The boy at the rainy window.
News

Winter finally reared its post-holiday snowy head across the states. Nearly three weeks into 2024, more than 50 percent of states were blanketed in snow. The winter blast even caused record snowfall in states like Mississippi. Schools, daycare centers, and adult care facilities were either closed or had delayed openings, but many more work offices remained open and on-time, causing havoc for families that had to make immediate care plans for their children or loved ones.

Is this snow storm odd? Yes, but there is a reason for the oddity that is at work here — global warming. Winter blizzards may seem to contradict the idea of global warming, but those blizzards are an effect of climate change.

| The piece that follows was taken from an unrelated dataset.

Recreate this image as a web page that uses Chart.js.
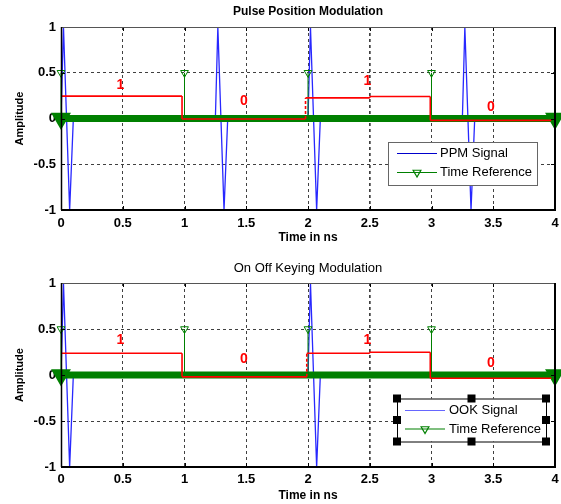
<!DOCTYPE html>
<html>
<head>
<meta charset="utf-8">
<script src="https://cdn.jsdelivr.net/npm/chart.js@4.4.0/dist/chart.umd.min.js"></script>
<style>
  body { margin: 0; background: #fff; }
  .plot { position: relative; width: 561px; height: 252px; }
</style>
</head>
<body>
<div class="plot"><canvas id="ppmChart" width="561" height="252"></canvas></div>
<div class="plot"><canvas id="ookChart" width="561" height="252"></canvas></div>
<script>
// ---- values (time in ns, amplitude) ----
const xTicks = [0, 0.5, 1, 1.5, 2, 2.5, 3, 3.5, 4];
const yTicks = [-1, -0.5, 0, 0.5, 1];

const bits = ["1", "0", "1", "0"];
const bitLabelTime = [0.48, 1.48, 2.48, 3.48];
const ppmBitLabelAmp = [0.37, 0.19, 0.41, 0.12];
const ookBitLabelAmp = [0.38, 0.17, 0.38, 0.13];

// time reference stems
const refTime = [0, 1, 2, 3];
const refAmp = [0.5, 0.5, 0.5, 0.5];
// dense reference markers along zero
const baseTime = [0, 4];
const baseAmp = [0, 0];

// PPM signal (bit 0 -> pulse shifted by 0.25 ns)
const ppmTime = [0, 0.02, 0.045, 0.07, 0.1, 1.25, 1.27, 1.295, 1.32, 1.35,
                 2.0, 2.02, 2.045, 2.07, 2.1, 3.25, 3.27, 3.295, 3.32, 3.35, 4];
const ppmAmp = [0, 1, 0, -1, 0, 0, 1, 0, -1, 0,
                0, 1, 0, -1, 0, 0, 1, 0, -1, 0, 0];

// OOK signal (pulses only for bit 1)
const ookTime = [0, 0.02, 0.045, 0.07, 0.1, 2.0, 2.02, 2.045, 2.07, 2.1, 4];
const ookAmp = [0, 1, 0, -1, 0, 0, 1, 0, -1, 0, 0];

// data bits (red)
const ppmBitTime = [0, 0.98, 0.98, 1.98, 1.98, 2.5, 2.5, 2.99, 2.99, 3.97];
const ppmBitAmp = [0.245, 0.245, -0.005, -0.005, 0.225, 0.225, 0.24, 0.24, -0.02, -0.02];
const ookBitTime = [0, 0.98, 0.98, 1.99, 1.99, 2.5, 2.5, 2.99, 2.99, 3.97];
const ookBitAmp = [0.237, 0.237, -0.02, -0.02, 0.237, 0.237, 0.248, 0.248, -0.035, -0.035];

const FONT = "'Liberation Sans', Arial, Helvetica, sans-serif";
const GREEN = "#008000";

function xy(xs, ys) {
  return xs.map((x, i) => ({ x: x, y: ys[i] }));
}

function stems(xs, ys) {
  const pts = [];
  xs.forEach((x, i) => {
    pts.push({ x: x, y: 0 }, { x: x, y: ys[i] }, { x: x, y: null });
  });
  return pts;
}

function downTriangle(ctx, x, y, r) {
  ctx.beginPath();
  ctx.moveTo(x, y + r);
  ctx.lineTo(x - r * 0.866, y - r * 0.5);
  ctx.lineTo(x + r * 0.866, y - r * 0.5);
  ctx.closePath();
  ctx.stroke();
}

// axes box, inner ticks, bit labels and the legend
const matlabAxes = {
  id: "matlabAxes",
  afterDatasetsDraw(chart, args, opts) {
    const { ctx, chartArea: a, scales } = chart;
    ctx.save();

    // bit labels
    ctx.fillStyle = "#ff0000";
    ctx.font = "bold 14px " + FONT;
    ctx.textAlign = "center";
    ctx.textBaseline = "middle";
    bits.forEach((b, i) => {
      ctx.fillText(b, scales.x.getPixelForValue(bitLabelTime[i]),
        scales.y.getPixelForValue(opts.bitAmp[i]));
    });

    // inner tick marks
    ctx.strokeStyle = "#000";
    ctx.lineWidth = 1;
    ctx.beginPath();
    xTicks.forEach(v => {
      const px = Math.round(scales.x.getPixelForValue(v)) + 0.5;
      ctx.moveTo(px, a.bottom); ctx.lineTo(px, a.bottom - 4);
      ctx.moveTo(px, a.top); ctx.lineTo(px, a.top + 4);
    });
    yTicks.forEach(v => {
      const py = Math.round(scales.y.getPixelForValue(v)) + 0.5;
      ctx.moveTo(a.left, py); ctx.lineTo(a.left + 4, py);
      ctx.moveTo(a.right, py); ctx.lineTo(a.right - 4, py);
    });
    ctx.stroke();

    // box
    ctx.strokeStyle = "#555";
    ctx.beginPath();
    ctx.moveTo(a.left, a.top + 0.5); ctx.lineTo(a.right, a.top + 0.5);
    ctx.stroke();
    ctx.strokeStyle = "#000";
    ctx.lineWidth = 1.5;
    ctx.beginPath();
    ctx.moveTo(a.left + 0.5, a.top); ctx.lineTo(a.left + 0.5, a.bottom);
    ctx.stroke();
    ctx.lineWidth = 2;
    ctx.beginPath();
    ctx.moveTo(a.left, a.bottom); ctx.lineTo(a.right, a.bottom);
    ctx.moveTo(a.right, a.top); ctx.lineTo(a.right, a.bottom + 1);
    ctx.stroke();

    // legend
    const L = opts.legend;
    ctx.fillStyle = "#fff";
    ctx.fillRect(L.x, L.y, L.w, L.h);
    ctx.strokeStyle = L.border;
    ctx.lineWidth = 1;
    ctx.strokeRect(L.x + 0.5, L.y + 0.5, L.w, L.h);
    L.items.forEach((it, i) => {
      const y = L.y + L.rows[i];
      ctx.strokeStyle = it.color;
      ctx.lineWidth = 1.2;
      ctx.beginPath();
      ctx.moveTo(L.x + L.line[0], y);
      ctx.lineTo(L.x + L.line[1], y);
      ctx.stroke();
      if (it.marker) {
        downTriangle(ctx, L.x + (L.line[0] + L.line[1]) / 2, y, 4.5);
      }
      ctx.fillStyle = "#000";
      ctx.font = "13px " + FONT;
      ctx.textAlign = "left";
      ctx.textBaseline = "middle";
      ctx.fillText(it.text, L.x + L.textX, y);
    });
    if (L.handles) {
      ctx.fillStyle = "#000";
      const hx = [L.x, L.x + L.w / 2, L.x + L.w];
      const hy = [L.y, L.y + L.h / 2, L.y + L.h];
      hx.forEach((x, i) => hy.forEach((y, j) => {
        if (i === 1 && j === 1) return;
        ctx.fillRect(x - 4, y - 4, 8, 8);
      }));
    }
    ctx.restore();
  }
};

function makeChart(id, cfg) {
  return new Chart(document.getElementById(id), {
    type: "line",
    data: {
      datasets: [
        {
          label: "data",
          data: xy(cfg.bitTime, cfg.bitAmp),
          borderColor: "#ff0000",
          borderWidth: 1.6,
          segment: {
            borderDash: c => (c.p0.parsed.x === c.p1.parsed.x ? [3, 2] : undefined)
          }
        },
        {
          label: "Time Reference",
          data: stems(refTime, refAmp),
          borderColor: GREEN,
          borderWidth: 1,
          pointStyle: "triangle",
          rotation: 180,
          pointRadius: c => (c.raw && c.raw.y > 0 ? 4.5 : 0),
          pointBorderColor: GREEN,
          pointBackgroundColor: "rgba(0,0,0,0)",
          pointBorderWidth: 1,
          clip: false
        },
        {
          label: "reference markers",
          data: xy(baseTime, baseAmp),
          borderColor: GREEN,
          borderWidth: 7,
          borderCapStyle: "butt",
          pointStyle: "triangle",
          rotation: 180,
          pointRadius: 4.5,
          pointBorderColor: GREEN,
          pointBackgroundColor: GREEN,
          clip: false
        },
        {
          label: cfg.signalName,
          data: xy(cfg.sigTime, cfg.sigAmp),
          borderColor: "#2828ff",
          borderWidth: 1.3
        }
      ]
    },
    options: {
      responsive: false,
      animation: false,
      parsing: false,
      elements: { line: { tension: 0 }, point: { radius: 0 } },
      layout: { autoPadding: false, padding: { left: 0, right: 6, top: 0, bottom: 0 } },
      scales: {
        x: {
          type: "linear",
          min: 0,
          max: 4,
          afterBuildTicks: s => { s.ticks = xTicks.map(v => ({ value: v })); },
          afterFit: s => {
            s.height = cfg.xAxisHeight;
            s.paddingLeft = 0;
            s.paddingRight = 0;
          },
          grid: {
            color: "rgba(0,0,0,0.75)",
            lineWidth: c => (c.tick && c.tick.value === 2.5 ? 1.7 : 1),
            drawTicks: false
          },
          border: { display: false, dash: [3, 3] },
          ticks: {
            color: "#000",
            font: { family: FONT, size: 13, weight: "bold" },
            padding: cfg.xTickPad,
            maxRotation: 0,
            callback: v => String(v)
          },
          title: {
            display: true,
            text: "Time in ns",
            color: "#000",
            font: { family: FONT, size: 12, weight: "bold" },
            padding: { top: 0, bottom: cfg.xTitlePad }
          }
        },
        y: {
          type: "linear",
          min: -1,
          max: 1,
          afterBuildTicks: s => { s.ticks = yTicks.map(v => ({ value: v })); },
          afterFit: s => { s.width = 61; },
          grid: {
            color: "rgba(0,0,0,0.75)",
            drawTicks: false
          },
          border: { display: false, dash: [3, 3] },
          ticks: {
            color: "#000",
            font: { family: FONT, size: 13, weight: "bold" },
            padding: 5,
            callback: v => String(v)
          },
          title: {
            display: true,
            text: "Amplitude",
            color: "#000",
            font: { family: FONT, size: 11, weight: "bold" },
            padding: { top: 13.4, bottom: 0 }
          }
        }
      },
      plugins: {
        legend: { display: false },
        tooltip: { enabled: false },
        title: {
          display: true,
          fullSize: false,
          text: cfg.title,
          color: "#000",
          font: { family: FONT, size: cfg.titleSize, weight: cfg.titleWeight, lineHeight: 1.2 },
          padding: cfg.titlePad
        },
        matlabAxes: { bitAmp: cfg.bitLabelAmp, legend: cfg.legend }
      }
    },
    plugins: [matlabAxes]
  });
}

makeChart("ppmChart", {
  title: "Pulse Position Modulation",
  titleSize: 12,
  titleWeight: "bold",
  titlePad: { top: 4.8, bottom: 7.8 },
  xAxisHeight: 42,
  xTickPad: 6,
  xTitlePad: 6.8,
  signalName: "PPM Signal",
  sigTime: ppmTime,
  sigAmp: ppmAmp,
  bitTime: ppmBitTime,
  bitAmp: ppmBitAmp,
  bitLabelAmp: ppmBitLabelAmp,
  legend: {
    x: 388, y: 142, w: 149, h: 43, border: "#666",
    line: [9, 49], textX: 52, rows: [11.5, 30.5], handles: false,
    items: [
      { text: "PPM Signal", color: "#0000cc" },
      { text: "Time Reference", color: GREEN, marker: true }
    ]
  }
});

makeChart("ookChart", {
  title: "On Off Keying Modulation",
  titleSize: 13,
  titleWeight: "normal",
  titlePad: { top: 8.2, bottom: 7.2 },
  xAxisHeight: 37,
  xTickPad: 5,
  xTitlePad: 1.4,
  signalName: "OOK Signal",
  sigTime: ookTime,
  sigAmp: ookAmp,
  bitTime: ookBitTime,
  bitAmp: ookBitAmp,
  bitLabelAmp: ookBitLabelAmp,
  legend: {
    x: 397, y: 146.5, w: 149, h: 43, border: "#000",
    line: [8, 48], textX: 52, rows: [12, 30.5], handles: true,
    items: [
      { text: "OOK Signal", color: "#6666ff" },
      { text: "Time Reference", color: GREEN, marker: true }
    ]
  }
});
</script>
</body>
</html>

During the recent series of inclement weather, some workers had the option to work from home or to take time off to care for their children who were home due to school closures or loved ones. However, many more were left to make a choice between their paychecks and caring for home-bound children and loved ones. Some even were sent packets on what parents should teach the children while they were out of school. So now, parents frenzied by having to find impromptu child care plans or frustrated by having to take care of loved ones who typically are at care facilities, are now being tasked with teaching their students and caring for ill loved ones. Further, with storms come power outages that affect work-from-home employees and parents charged with becoming teachers as well.

The sobering irony is that employees who do not have paid sick time benefits are vulnerable to economic insecurity. In other words, employees who have to take unexpected time off from work to care for children who are out of school or ill loved ones without having the benefit of paid family and medical leave, are actually in greater jeopardy of facing serious financial impacts.

The mid-January record winter storms that pummeled the nation are not disconnected from the topic of paid sick time or paid family and medical leave. Just as scores of workers have to show up for work while they or a loved one is sick, they also have to work during inclement weather.

The issue of employees lacking paid sick or family and medical leave has wide reaching effects. No one should have to choose between their care responsibilities and keeping the lights on or food on the table. The truth is workplaces that prioritize the well-being of their workers––by providing paid family and medical leave––simply work better. It is not surprising that an employee would be more cheerful when their livelihood is not on the line.

How can one choose between staying home to care for a child when schools or daycares close, and going to work to ensure they earn the pay they need to care for them? It is an impossible choice that should never be on the table to begin with. Workplaces need to work for all employees so that no one must compromise the needs of family and loved ones. While the paid leave movement has progressed in recent years, many individuals — nearly 25 percent — still lack access to paid time off to have a medical appointment, heal, or to bond with a child. This is unacceptable.

People scoffed at the idea of climate change and global warming. Look where we are, cities in Mississippi covered under seven-plus inches of snow. And there may be more odd storms on the horizon. Lack of access to paid family and medical leave is a storm in and of itself. However, unlike the effects of global warming, paid family and medical leave is a storm that can be prevented.